[Rows from a dataset of charts and code]
★ ★ ★ ★

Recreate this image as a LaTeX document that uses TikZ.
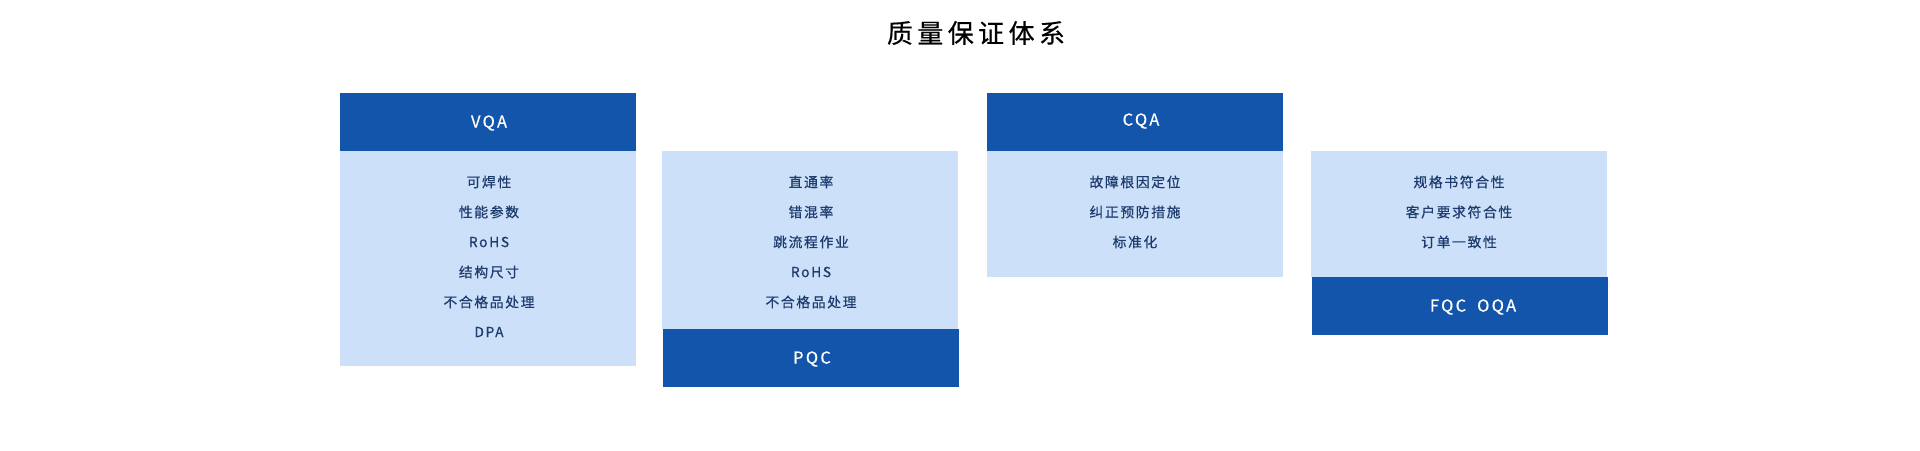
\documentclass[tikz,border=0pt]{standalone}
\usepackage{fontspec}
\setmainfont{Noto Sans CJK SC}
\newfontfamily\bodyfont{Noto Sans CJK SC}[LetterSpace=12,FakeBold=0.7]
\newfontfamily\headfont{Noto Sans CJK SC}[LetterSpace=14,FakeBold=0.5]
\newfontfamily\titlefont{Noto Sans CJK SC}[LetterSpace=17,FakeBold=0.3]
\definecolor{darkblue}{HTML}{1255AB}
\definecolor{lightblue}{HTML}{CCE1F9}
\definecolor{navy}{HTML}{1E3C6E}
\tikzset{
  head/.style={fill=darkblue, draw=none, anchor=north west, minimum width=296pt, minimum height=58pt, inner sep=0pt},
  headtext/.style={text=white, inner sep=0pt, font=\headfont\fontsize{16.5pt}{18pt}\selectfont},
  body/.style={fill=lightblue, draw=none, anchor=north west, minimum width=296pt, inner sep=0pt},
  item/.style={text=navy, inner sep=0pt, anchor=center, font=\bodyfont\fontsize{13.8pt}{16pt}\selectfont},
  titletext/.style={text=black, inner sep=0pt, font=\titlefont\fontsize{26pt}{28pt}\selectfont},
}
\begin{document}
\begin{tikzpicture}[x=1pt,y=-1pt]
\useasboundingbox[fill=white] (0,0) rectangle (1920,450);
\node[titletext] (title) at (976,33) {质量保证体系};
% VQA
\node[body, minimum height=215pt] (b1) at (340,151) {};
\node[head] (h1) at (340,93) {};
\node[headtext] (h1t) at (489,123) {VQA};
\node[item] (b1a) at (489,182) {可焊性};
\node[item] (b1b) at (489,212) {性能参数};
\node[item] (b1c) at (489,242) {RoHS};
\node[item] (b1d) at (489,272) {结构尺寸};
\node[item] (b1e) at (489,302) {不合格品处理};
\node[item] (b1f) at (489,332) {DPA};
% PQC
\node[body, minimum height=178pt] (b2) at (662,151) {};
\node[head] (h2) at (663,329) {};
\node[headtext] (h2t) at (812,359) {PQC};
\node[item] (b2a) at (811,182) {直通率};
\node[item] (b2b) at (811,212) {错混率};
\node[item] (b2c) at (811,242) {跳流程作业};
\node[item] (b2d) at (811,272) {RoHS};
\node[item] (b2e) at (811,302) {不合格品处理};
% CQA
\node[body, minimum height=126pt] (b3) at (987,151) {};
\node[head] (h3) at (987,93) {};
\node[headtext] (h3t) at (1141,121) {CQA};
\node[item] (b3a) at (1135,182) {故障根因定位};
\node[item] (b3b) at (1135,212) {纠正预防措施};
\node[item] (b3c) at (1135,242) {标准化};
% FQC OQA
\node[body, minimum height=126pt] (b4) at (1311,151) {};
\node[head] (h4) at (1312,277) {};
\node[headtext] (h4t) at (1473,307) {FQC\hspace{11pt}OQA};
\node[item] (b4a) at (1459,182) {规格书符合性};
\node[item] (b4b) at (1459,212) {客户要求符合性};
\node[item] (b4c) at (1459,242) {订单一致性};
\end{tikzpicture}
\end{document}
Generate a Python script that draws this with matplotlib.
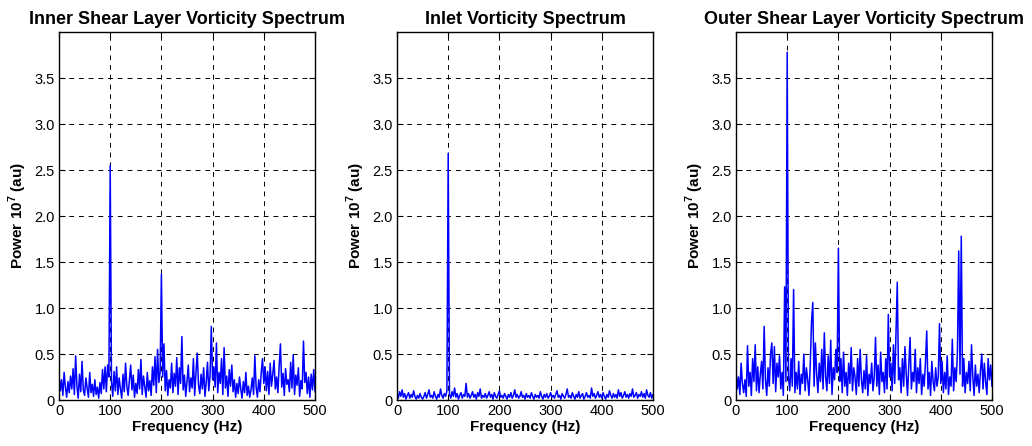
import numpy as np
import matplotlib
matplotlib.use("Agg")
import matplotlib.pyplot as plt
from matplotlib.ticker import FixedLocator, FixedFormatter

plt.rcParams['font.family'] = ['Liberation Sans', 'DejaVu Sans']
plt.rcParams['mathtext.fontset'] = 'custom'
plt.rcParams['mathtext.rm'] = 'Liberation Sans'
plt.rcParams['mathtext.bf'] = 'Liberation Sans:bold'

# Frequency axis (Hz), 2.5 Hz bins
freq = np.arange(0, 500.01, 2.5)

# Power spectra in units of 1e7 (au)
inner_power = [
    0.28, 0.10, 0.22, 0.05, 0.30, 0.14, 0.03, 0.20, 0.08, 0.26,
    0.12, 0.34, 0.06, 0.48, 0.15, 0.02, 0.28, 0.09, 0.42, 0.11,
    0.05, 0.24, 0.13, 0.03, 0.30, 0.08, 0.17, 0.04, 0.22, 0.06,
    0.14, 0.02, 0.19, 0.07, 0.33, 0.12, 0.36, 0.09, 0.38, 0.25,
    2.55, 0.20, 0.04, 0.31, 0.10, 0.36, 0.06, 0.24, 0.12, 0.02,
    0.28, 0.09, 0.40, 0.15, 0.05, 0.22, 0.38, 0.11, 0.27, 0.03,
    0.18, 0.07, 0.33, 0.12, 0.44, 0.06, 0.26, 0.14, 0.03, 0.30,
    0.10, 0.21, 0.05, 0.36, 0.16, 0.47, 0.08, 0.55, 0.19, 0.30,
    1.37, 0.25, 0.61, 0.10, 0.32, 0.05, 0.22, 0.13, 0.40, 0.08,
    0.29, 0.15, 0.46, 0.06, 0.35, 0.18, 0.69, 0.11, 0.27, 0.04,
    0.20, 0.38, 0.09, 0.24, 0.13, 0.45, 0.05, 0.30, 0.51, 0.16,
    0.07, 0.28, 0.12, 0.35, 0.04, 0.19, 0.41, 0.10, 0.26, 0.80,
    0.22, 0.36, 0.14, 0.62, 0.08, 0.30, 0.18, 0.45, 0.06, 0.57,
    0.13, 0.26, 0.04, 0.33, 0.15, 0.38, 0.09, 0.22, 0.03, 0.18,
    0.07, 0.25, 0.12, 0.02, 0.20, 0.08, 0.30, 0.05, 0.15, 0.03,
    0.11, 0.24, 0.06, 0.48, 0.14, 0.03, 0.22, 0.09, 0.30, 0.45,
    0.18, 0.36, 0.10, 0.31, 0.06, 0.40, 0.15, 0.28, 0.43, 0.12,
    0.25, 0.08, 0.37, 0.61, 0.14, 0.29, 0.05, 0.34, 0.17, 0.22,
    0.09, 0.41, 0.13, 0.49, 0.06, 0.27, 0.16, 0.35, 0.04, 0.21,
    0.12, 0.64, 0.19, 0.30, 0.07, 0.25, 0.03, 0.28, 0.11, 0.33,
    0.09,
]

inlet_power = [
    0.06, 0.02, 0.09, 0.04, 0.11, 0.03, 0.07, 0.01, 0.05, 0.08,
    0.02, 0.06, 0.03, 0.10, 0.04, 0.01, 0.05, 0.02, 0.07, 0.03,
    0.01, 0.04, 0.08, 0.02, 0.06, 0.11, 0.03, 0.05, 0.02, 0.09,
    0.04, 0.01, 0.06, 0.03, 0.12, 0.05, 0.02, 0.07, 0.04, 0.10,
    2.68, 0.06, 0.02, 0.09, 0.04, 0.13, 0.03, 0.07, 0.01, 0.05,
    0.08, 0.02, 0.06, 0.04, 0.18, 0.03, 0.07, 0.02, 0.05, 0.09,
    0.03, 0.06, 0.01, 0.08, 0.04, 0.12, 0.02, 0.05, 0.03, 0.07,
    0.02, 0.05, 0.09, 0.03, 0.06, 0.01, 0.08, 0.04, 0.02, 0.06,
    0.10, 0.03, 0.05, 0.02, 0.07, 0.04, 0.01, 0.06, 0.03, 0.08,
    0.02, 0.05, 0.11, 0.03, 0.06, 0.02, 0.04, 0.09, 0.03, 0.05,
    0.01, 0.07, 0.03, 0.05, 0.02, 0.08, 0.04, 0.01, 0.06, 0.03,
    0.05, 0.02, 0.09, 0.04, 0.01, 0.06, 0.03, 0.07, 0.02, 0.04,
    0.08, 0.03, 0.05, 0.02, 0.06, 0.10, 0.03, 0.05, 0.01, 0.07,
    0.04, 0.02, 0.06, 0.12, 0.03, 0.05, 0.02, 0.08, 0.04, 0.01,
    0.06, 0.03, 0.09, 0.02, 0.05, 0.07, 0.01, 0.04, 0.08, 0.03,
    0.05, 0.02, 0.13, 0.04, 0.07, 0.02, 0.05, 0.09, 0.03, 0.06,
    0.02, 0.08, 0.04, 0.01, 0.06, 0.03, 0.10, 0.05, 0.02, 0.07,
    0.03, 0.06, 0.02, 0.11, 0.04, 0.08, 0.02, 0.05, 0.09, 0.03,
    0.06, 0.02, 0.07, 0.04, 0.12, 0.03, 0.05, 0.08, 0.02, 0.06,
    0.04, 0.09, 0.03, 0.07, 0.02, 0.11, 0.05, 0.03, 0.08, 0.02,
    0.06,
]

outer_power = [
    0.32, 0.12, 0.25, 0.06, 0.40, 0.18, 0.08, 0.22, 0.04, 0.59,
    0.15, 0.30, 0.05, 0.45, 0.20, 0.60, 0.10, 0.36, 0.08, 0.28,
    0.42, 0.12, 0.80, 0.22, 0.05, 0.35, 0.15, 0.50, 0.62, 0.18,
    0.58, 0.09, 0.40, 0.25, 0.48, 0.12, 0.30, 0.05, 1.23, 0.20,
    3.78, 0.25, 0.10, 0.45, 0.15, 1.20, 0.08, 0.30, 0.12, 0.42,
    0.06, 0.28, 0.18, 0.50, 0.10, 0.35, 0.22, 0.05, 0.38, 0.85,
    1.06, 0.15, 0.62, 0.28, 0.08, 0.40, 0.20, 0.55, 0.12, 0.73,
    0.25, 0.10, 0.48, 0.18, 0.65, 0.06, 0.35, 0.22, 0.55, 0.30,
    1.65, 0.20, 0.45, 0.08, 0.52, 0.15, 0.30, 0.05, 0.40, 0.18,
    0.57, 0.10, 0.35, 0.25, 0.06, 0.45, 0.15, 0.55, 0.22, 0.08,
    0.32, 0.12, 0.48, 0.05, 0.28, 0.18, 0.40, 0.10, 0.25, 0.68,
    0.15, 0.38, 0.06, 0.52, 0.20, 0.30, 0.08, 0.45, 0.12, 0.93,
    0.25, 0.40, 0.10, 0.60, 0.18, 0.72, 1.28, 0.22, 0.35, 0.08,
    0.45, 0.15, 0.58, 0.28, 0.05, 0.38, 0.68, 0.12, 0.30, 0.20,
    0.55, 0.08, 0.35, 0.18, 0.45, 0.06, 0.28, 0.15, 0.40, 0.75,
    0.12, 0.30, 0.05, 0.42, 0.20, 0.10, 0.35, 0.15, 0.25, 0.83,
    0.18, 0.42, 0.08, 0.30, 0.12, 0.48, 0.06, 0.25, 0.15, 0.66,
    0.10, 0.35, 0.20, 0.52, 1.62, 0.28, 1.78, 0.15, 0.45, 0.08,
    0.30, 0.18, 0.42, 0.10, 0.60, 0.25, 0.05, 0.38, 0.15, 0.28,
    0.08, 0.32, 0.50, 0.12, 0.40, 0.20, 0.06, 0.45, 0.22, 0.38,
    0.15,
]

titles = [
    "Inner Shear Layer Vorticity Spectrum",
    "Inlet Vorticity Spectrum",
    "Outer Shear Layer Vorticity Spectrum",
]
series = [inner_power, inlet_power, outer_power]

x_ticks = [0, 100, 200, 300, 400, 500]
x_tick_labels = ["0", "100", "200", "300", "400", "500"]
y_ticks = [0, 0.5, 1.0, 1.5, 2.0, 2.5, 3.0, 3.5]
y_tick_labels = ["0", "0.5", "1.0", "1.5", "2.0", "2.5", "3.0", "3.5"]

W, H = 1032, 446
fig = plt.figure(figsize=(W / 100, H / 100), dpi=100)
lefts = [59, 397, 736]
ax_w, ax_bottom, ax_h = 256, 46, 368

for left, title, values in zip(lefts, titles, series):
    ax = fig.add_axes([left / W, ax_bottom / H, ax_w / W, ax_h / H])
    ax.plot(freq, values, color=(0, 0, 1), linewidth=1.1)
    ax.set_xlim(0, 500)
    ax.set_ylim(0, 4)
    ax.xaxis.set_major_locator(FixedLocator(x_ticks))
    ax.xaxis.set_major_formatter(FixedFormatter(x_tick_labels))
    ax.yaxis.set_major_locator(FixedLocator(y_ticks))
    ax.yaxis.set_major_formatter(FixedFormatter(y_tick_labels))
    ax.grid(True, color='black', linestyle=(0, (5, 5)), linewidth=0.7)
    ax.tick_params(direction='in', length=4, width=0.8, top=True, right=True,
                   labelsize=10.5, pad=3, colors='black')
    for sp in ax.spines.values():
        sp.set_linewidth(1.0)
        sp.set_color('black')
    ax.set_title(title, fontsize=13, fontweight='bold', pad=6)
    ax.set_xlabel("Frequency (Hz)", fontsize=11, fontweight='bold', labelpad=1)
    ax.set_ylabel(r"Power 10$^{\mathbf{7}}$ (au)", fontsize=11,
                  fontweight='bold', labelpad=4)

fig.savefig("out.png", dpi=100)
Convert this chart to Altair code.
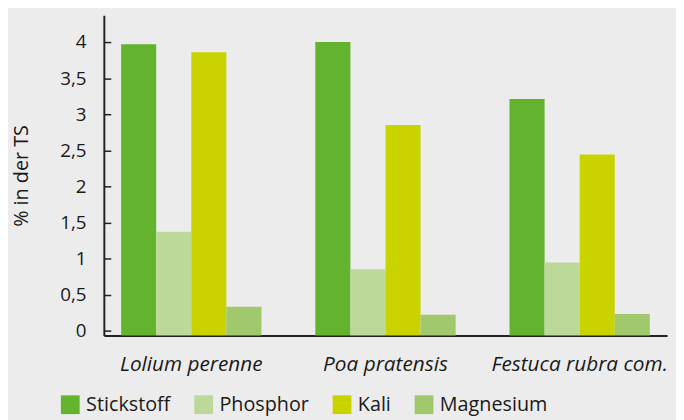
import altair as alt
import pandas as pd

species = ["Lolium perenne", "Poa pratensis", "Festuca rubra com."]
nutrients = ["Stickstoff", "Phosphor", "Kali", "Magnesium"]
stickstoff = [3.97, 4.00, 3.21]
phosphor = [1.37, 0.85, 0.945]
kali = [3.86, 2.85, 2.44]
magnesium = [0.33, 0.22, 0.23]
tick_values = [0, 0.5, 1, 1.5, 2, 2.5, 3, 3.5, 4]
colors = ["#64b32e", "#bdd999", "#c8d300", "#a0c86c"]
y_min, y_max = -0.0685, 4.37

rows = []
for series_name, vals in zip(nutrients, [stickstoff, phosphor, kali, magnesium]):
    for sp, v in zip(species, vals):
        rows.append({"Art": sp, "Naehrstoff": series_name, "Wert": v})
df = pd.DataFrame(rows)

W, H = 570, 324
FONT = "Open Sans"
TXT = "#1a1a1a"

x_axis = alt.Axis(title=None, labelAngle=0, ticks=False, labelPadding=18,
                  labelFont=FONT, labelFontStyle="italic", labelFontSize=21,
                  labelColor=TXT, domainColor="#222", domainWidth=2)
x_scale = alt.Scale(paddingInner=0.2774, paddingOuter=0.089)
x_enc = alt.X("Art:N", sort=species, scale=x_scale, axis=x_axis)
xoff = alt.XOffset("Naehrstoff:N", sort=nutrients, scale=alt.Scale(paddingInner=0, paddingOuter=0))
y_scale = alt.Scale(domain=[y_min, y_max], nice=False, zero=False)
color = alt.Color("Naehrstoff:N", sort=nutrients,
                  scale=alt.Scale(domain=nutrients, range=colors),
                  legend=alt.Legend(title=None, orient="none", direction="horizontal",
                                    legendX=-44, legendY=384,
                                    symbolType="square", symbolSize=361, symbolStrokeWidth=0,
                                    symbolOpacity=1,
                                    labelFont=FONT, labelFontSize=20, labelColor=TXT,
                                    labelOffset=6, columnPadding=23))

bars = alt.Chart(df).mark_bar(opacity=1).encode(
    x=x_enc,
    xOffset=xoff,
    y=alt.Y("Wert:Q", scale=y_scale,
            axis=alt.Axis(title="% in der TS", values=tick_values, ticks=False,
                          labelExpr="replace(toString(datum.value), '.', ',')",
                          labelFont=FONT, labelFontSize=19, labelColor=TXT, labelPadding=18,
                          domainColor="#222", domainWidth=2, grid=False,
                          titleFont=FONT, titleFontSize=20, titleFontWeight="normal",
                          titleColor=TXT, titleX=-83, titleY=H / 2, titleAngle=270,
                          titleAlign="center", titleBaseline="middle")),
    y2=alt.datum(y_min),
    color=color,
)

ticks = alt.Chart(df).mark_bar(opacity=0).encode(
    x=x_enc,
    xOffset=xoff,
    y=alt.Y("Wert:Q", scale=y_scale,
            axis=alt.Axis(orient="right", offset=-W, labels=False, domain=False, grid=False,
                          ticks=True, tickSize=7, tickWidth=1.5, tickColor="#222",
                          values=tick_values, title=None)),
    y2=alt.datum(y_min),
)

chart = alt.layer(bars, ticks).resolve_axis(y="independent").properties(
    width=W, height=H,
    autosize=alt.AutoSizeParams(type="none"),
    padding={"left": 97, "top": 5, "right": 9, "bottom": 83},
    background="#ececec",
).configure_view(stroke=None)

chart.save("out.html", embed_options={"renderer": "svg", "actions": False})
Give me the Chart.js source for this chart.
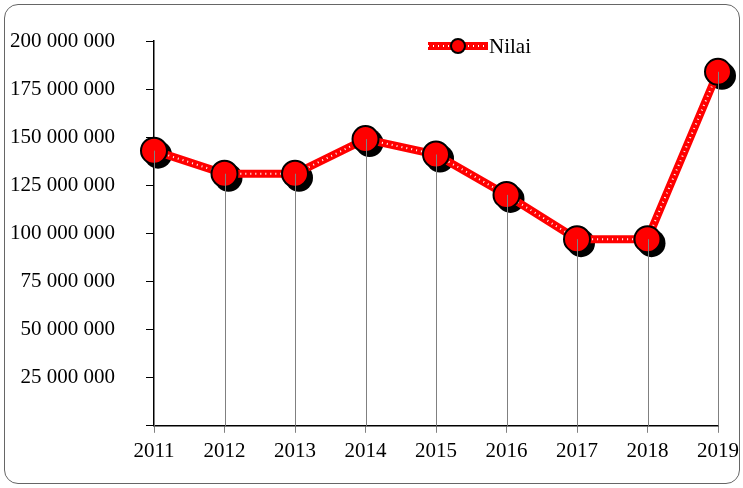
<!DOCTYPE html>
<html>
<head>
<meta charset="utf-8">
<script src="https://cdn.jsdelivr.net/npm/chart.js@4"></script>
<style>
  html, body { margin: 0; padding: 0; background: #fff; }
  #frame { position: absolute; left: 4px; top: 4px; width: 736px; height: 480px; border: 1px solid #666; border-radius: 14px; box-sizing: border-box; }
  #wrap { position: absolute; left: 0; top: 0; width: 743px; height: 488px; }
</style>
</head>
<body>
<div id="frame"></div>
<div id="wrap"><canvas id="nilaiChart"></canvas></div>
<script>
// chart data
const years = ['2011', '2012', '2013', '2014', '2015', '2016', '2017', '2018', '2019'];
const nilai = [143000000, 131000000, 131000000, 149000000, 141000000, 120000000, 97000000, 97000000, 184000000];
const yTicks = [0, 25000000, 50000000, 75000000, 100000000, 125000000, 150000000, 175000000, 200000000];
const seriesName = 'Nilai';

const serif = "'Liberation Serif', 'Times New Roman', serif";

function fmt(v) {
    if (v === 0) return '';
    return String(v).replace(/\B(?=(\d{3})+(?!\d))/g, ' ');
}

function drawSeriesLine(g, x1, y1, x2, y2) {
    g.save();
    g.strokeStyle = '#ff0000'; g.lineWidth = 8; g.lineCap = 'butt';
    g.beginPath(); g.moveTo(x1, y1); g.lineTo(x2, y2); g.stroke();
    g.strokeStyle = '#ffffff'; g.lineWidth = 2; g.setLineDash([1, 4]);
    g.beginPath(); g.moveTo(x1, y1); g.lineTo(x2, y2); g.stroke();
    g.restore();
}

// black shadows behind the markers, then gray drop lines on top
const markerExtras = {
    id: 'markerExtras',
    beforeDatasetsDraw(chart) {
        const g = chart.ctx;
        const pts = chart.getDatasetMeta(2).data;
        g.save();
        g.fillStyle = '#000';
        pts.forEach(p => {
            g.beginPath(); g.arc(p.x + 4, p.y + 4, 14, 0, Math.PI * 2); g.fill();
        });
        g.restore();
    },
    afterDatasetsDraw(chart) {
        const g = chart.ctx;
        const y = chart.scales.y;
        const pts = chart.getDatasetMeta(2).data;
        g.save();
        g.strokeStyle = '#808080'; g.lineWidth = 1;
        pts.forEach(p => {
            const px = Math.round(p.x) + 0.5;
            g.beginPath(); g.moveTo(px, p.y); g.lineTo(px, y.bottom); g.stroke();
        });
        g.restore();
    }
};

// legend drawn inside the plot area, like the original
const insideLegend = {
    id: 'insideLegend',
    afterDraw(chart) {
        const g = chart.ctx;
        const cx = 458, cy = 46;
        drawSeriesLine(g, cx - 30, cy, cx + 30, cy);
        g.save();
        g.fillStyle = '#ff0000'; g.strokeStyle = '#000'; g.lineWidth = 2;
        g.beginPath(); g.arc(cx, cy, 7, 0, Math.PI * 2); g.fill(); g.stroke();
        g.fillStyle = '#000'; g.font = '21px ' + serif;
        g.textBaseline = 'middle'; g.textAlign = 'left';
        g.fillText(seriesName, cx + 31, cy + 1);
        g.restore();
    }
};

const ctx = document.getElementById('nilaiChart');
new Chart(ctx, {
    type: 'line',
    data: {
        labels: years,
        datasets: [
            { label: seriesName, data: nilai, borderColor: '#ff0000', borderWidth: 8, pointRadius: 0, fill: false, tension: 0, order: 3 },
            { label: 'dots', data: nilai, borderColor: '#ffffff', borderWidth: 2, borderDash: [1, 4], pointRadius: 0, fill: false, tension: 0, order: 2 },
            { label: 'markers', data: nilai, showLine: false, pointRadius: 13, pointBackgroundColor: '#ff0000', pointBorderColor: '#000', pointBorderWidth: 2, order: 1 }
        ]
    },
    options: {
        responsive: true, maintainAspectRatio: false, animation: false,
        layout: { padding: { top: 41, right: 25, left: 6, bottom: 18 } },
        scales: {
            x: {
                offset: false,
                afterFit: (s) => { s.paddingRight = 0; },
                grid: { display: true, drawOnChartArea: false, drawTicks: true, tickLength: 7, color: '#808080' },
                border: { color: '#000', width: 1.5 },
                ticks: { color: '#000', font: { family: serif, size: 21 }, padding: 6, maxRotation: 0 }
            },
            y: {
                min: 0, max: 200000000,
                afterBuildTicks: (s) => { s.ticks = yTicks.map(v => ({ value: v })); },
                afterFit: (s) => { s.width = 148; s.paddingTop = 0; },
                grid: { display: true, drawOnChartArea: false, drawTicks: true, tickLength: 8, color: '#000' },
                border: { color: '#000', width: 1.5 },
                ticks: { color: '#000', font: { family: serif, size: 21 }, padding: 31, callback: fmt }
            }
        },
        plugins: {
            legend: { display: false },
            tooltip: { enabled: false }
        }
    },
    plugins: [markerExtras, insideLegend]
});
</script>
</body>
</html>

★ ★ ★ ★

→ **EXERCISE DESCRIPTION**: Reproduce, word for word, only the lines in the records above from the line with "Give me the Chart.js source for this chart." through the line with "Serif', 'Times New", including both ends; omit the pictures.

→ **SOLUTION BELOW**:
Give me the Chart.js source for this chart.
<!DOCTYPE html>
<html>
<head>
<meta charset="utf-8">
<script src="https://cdn.jsdelivr.net/npm/chart.js@4"></script>
<style>
  html, body { margin: 0; padding: 0; background: #fff; }
  #frame { position: absolute; left: 4px; top: 4px; width: 736px; height: 480px; border: 1px solid #666; border-radius: 14px; box-sizing: border-box; }
  #wrap { position: absolute; left: 0; top: 0; width: 743px; height: 488px; }
</style>
</head>
<body>
<div id="frame"></div>
<div id="wrap"><canvas id="nilaiChart"></canvas></div>
<script>
// chart data
const years = ['2011', '2012', '2013', '2014', '2015', '2016', '2017', '2018', '2019'];
const nilai = [143000000, 131000000, 131000000, 149000000, 141000000, 120000000, 97000000, 97000000, 184000000];
const yTicks = [0, 25000000, 50000000, 75000000, 100000000, 125000000, 150000000, 175000000, 200000000];
const seriesName = 'Nilai';

const serif = "'Liberation Serif', 'Times New Roman', serif";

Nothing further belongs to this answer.